Task description - Each line that holds the word "draw" counts once; report the total and nothing else.

Data provided -
-=-=-=-=-

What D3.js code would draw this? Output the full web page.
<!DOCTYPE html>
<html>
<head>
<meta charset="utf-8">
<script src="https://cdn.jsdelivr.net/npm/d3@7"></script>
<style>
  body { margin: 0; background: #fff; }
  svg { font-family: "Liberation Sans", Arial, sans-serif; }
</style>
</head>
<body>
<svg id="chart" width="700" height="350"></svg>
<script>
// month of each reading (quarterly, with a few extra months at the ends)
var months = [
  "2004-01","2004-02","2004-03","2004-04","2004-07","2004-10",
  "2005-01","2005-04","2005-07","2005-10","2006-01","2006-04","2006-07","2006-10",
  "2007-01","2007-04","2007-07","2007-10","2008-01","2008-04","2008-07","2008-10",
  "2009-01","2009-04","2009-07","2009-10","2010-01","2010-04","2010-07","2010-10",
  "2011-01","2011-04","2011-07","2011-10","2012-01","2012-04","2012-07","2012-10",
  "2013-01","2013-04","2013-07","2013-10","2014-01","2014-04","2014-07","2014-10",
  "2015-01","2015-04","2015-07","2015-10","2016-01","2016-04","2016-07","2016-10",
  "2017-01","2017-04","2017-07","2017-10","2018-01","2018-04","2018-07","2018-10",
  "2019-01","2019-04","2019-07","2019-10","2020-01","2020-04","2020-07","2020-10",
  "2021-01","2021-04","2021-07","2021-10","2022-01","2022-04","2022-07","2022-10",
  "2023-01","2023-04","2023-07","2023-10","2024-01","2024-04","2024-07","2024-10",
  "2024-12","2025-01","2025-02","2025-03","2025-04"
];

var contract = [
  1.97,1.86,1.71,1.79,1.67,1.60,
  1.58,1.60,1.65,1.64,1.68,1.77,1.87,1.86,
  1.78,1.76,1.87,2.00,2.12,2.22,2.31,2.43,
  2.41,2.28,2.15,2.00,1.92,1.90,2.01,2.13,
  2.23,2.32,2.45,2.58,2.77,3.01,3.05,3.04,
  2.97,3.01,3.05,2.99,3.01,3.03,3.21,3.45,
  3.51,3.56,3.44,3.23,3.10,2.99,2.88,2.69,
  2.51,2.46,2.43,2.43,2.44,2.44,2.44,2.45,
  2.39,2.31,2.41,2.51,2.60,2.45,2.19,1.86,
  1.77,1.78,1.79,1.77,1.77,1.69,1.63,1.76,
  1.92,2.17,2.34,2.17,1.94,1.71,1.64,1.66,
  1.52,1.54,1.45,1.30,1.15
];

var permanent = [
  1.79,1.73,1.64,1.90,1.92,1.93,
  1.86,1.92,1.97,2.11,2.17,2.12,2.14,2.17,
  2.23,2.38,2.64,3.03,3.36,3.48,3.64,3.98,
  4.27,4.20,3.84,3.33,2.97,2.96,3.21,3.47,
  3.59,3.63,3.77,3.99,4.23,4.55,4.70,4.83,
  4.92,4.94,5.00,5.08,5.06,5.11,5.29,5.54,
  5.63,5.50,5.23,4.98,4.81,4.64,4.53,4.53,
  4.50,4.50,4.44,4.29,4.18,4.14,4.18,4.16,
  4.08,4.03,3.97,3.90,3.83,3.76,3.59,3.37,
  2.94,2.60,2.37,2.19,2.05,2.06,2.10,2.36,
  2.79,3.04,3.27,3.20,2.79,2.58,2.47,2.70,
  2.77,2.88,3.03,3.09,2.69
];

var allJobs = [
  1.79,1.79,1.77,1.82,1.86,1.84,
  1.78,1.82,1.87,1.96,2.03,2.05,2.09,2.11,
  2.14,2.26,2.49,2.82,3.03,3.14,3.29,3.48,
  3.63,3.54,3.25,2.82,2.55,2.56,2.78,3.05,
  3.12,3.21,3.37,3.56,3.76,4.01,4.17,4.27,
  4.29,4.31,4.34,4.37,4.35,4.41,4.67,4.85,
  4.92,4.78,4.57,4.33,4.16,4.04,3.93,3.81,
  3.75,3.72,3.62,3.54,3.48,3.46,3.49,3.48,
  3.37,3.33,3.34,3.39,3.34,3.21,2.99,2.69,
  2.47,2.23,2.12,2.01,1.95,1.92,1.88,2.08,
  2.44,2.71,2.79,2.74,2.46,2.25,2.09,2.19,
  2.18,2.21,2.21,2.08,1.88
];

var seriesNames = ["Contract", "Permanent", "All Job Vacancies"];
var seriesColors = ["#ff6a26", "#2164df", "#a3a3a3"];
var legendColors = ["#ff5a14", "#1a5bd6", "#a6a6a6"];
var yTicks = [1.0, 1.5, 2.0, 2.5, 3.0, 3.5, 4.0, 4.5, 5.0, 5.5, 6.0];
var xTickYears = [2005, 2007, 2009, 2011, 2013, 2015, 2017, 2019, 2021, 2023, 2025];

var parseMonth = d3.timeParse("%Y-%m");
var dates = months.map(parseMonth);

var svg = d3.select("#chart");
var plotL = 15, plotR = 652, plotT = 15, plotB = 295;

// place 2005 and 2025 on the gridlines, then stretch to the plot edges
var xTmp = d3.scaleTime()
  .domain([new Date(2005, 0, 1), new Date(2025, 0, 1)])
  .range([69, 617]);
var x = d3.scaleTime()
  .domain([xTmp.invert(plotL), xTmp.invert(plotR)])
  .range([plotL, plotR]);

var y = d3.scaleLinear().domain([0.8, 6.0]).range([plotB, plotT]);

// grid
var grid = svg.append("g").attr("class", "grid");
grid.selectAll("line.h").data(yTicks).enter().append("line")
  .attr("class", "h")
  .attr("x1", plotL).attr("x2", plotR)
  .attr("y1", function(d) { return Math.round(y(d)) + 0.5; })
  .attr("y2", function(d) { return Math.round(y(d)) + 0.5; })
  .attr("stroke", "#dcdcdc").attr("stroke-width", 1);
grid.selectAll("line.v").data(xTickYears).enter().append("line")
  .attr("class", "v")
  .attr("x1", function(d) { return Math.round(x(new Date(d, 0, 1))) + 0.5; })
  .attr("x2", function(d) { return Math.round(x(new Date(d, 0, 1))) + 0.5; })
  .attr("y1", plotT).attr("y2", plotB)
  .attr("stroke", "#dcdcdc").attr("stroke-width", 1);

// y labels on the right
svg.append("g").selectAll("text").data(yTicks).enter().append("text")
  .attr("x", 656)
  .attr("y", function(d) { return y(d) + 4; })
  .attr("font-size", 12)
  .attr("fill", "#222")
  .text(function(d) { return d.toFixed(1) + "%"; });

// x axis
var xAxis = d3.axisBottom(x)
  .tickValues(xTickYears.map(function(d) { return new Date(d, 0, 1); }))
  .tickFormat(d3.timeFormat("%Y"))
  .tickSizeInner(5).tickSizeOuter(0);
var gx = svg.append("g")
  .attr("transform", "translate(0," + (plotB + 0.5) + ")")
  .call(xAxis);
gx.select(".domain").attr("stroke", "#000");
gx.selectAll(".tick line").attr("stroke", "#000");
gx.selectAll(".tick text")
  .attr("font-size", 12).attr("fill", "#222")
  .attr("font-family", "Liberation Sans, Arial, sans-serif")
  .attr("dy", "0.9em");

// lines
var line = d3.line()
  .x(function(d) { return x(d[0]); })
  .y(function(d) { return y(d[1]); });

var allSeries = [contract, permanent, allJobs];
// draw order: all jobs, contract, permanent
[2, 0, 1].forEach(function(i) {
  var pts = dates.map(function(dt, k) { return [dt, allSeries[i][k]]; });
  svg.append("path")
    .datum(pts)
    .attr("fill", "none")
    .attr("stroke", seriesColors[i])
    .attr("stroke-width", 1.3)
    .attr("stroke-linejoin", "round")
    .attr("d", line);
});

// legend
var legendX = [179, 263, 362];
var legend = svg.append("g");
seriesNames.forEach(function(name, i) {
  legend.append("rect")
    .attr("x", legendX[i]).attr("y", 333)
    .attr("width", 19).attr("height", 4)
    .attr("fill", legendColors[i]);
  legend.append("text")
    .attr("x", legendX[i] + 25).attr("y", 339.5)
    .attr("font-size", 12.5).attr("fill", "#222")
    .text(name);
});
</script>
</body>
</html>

-=-=-=-=-

Exercise response - 2